3Характер повествования, композиция, сюжет «Евгения Онегина» в последнее десятилетие неоднократно становились объектом научного исследования. Не ставя перед собой грандиозной задачи описания системы внутреннего произведения в целом, ограничусь целью гораздо более скромной – изучением отдельных компонентов этой системы. Такое исследование имеет, как известно, самое прямое отношение к постижению характера целого. Более того, оно предполагает в качестве предварительного условия наличие интуитивного представления о природе целого и в конечном счете корректирует это представление (так называемый герменевтический круг). В нашем случае эта мысль может быть проиллюстрирована анализом внешне «проходного» эпизода пушкинского романа – «Песни девушек». Исследовательский импульс в данном случае возникает прежде всего от соприкосновения с фактом повторения поэтического приема: песня, ориентированная на фольклорную экзотику, – обычный компонент байронической поэмы[18]. Естественно и предваряющее анализ предположение: особенный строй романа в стихах должен был существенно сказаться на роли указанного компонента.
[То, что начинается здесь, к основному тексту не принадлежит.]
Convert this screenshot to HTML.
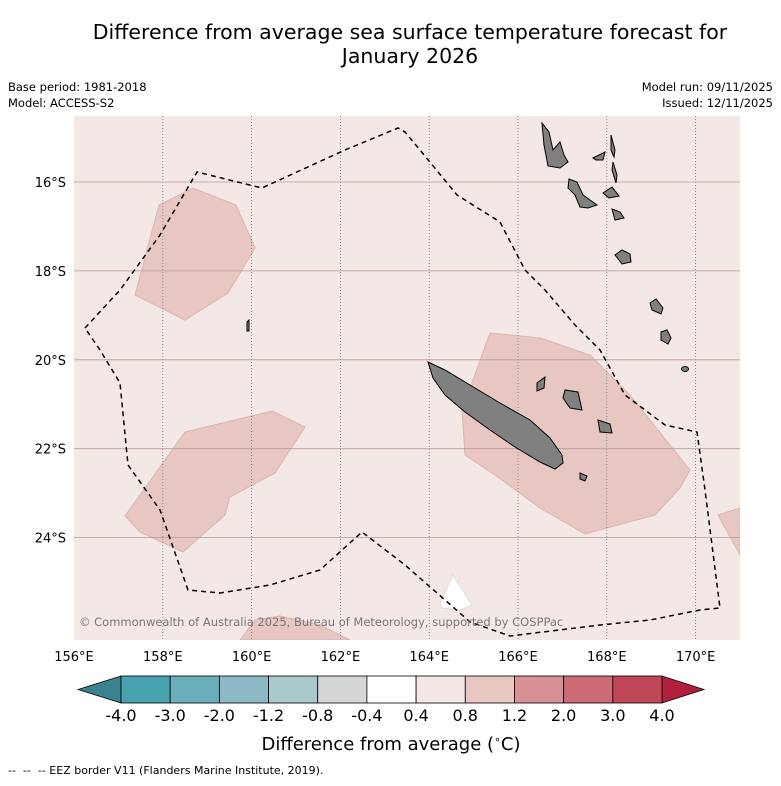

Эта особость вполне явно обнаруживается из сопоставления «Онегина» с хронологически наиболее близкими к нему «Цыганами». В поэме, где развитие сюжета предопределено динамикой «роковых страстей», песня Земфиры, концентрирующая такую страсть, воспринимается как сигнал близящейся катастрофы. Она лежит на магистрали действия: обнажая его пружину, провоцирует трагический взрыв. В «Онегине» – со свойственной ему «пунктирной» связью эпизодов («"Онегина" воздушная громада») – роль песни в принципе иная. Здесь эпизод пения – прежде всего частичка фона, противостоящего душевной жизни героини. На данном моменте действия это противостояние заявляет о себе с подчеркнутой остротой. Татьяна в ожидании Онегина переживает минуты волнения чрезвычайного. Пение «по барскому наказу» дает живой контраст ее состоянию. Песня, таким образом, призвана наметить и заполнить собой сюжетную паузу; героине ее смысл в эту минуту вполне безразличен: она слушает не слыша. Читатель, однако, должен заметить то, чему Татьяна внимает «с небреженьем». Известно, что Пушкин перебирал варианты песенного текста. Последний устроил его в силу каких-то оснований. Можно попытаться приоткрыть их (разумеется, с большой долей приблизительности), поставив «Песню девушек» в контекст романного целого.